Report how many lines contain the word "chart", with no other text.
··· MATERIAL FOR THIS EXERCISE ···
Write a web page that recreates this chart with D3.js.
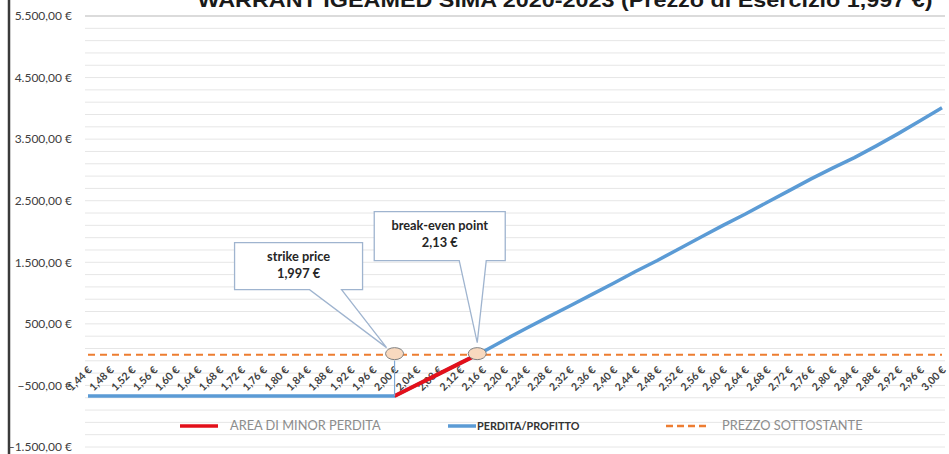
···
··· MATERIAL FOR THIS EXERCISE ···
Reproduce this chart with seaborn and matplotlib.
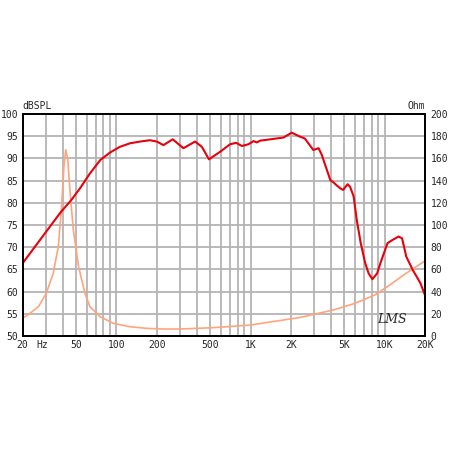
···
··· MATERIAL FOR THIS EXERCISE ···
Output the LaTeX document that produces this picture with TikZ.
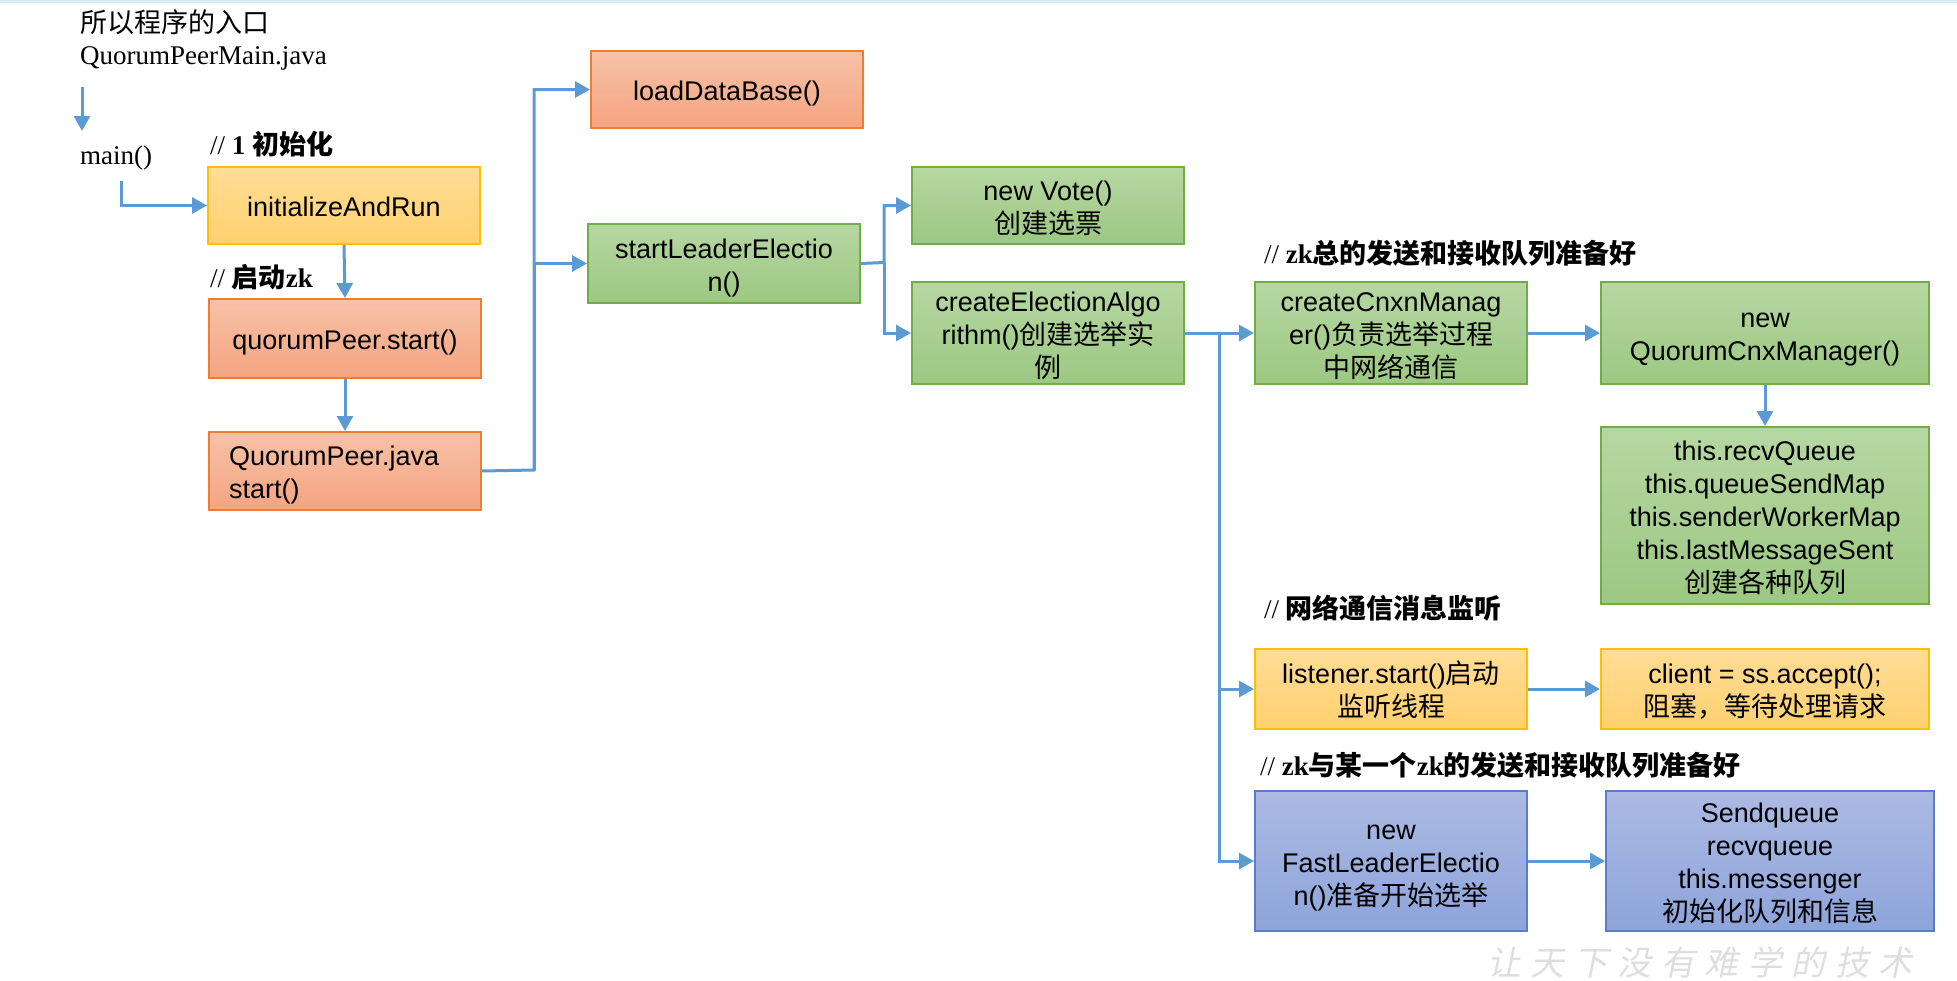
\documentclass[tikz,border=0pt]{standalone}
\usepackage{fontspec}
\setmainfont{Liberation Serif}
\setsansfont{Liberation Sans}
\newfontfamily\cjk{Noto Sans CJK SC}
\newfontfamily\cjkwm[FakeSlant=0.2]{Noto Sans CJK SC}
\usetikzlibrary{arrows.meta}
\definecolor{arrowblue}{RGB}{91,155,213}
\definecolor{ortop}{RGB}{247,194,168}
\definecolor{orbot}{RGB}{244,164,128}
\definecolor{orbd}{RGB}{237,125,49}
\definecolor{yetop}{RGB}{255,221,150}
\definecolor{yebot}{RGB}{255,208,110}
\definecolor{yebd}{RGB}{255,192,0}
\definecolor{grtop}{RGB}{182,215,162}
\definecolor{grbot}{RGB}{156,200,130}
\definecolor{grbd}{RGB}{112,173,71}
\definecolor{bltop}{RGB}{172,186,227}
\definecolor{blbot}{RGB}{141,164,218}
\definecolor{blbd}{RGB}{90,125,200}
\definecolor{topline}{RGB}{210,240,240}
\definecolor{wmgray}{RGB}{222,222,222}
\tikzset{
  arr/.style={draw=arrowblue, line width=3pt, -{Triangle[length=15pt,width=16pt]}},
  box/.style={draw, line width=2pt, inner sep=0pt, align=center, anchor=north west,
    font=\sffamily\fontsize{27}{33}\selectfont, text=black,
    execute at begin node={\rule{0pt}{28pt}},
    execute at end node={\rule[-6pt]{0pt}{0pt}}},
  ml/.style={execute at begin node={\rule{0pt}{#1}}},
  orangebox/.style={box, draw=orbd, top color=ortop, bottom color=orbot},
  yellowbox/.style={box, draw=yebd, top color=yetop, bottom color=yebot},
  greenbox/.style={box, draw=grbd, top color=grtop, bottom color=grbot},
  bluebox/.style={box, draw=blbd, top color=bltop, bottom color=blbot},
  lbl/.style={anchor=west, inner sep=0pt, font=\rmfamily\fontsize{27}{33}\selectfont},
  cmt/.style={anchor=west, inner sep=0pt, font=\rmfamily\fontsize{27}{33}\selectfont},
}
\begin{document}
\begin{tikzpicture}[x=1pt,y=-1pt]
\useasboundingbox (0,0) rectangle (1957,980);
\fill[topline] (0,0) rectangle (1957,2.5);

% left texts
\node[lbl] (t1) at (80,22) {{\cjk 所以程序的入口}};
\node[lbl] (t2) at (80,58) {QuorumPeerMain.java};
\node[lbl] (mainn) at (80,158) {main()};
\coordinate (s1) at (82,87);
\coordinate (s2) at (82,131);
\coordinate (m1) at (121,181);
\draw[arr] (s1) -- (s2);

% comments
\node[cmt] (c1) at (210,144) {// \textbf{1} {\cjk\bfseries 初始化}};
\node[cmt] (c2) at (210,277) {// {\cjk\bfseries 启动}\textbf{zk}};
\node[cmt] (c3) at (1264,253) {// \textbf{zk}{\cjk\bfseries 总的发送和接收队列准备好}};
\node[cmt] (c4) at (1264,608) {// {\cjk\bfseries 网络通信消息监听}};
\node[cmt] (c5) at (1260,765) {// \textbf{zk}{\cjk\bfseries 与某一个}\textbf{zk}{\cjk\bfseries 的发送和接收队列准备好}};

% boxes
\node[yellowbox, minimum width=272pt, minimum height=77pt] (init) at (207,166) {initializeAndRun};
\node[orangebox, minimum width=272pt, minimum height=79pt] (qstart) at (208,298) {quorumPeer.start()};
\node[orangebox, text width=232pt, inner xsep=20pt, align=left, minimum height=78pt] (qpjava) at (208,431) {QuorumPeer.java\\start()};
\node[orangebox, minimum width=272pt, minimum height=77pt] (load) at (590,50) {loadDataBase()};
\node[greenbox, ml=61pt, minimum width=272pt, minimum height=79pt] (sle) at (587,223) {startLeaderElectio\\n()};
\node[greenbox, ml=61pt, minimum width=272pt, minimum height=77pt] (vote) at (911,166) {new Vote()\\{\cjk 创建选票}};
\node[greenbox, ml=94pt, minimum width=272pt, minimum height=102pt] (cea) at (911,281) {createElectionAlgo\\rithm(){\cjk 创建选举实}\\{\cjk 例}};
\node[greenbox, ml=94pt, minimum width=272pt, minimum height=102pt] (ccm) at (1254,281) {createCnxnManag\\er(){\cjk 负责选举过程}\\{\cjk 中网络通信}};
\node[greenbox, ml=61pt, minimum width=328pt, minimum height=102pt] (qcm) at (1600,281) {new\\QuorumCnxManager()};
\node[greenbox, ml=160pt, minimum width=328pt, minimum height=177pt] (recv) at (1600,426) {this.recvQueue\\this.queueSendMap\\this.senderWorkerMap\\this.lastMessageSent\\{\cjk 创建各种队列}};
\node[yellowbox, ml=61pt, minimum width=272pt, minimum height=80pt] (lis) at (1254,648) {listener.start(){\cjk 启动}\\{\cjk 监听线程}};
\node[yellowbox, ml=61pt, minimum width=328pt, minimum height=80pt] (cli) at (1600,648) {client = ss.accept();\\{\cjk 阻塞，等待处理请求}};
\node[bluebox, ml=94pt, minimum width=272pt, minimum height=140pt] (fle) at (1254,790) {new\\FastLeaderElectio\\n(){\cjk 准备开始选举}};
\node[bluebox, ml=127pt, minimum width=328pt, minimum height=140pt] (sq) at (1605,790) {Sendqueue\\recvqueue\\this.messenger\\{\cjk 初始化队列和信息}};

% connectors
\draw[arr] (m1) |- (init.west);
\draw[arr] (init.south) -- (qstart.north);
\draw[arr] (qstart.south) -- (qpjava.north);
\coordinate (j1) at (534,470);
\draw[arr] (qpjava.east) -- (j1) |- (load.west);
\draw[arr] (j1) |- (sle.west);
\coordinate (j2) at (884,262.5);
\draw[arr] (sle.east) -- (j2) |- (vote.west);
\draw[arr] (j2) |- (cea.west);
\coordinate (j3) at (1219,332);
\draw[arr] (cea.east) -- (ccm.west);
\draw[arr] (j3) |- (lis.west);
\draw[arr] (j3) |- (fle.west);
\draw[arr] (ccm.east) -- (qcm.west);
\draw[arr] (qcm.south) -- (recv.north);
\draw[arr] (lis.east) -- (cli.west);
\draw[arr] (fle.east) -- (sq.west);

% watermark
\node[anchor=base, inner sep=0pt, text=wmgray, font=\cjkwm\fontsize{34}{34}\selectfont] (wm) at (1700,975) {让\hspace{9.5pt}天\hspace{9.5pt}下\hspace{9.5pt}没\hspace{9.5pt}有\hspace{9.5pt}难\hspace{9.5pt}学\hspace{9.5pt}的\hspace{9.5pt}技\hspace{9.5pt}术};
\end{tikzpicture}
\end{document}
···
* [ANSWER TO THE TASK]:
2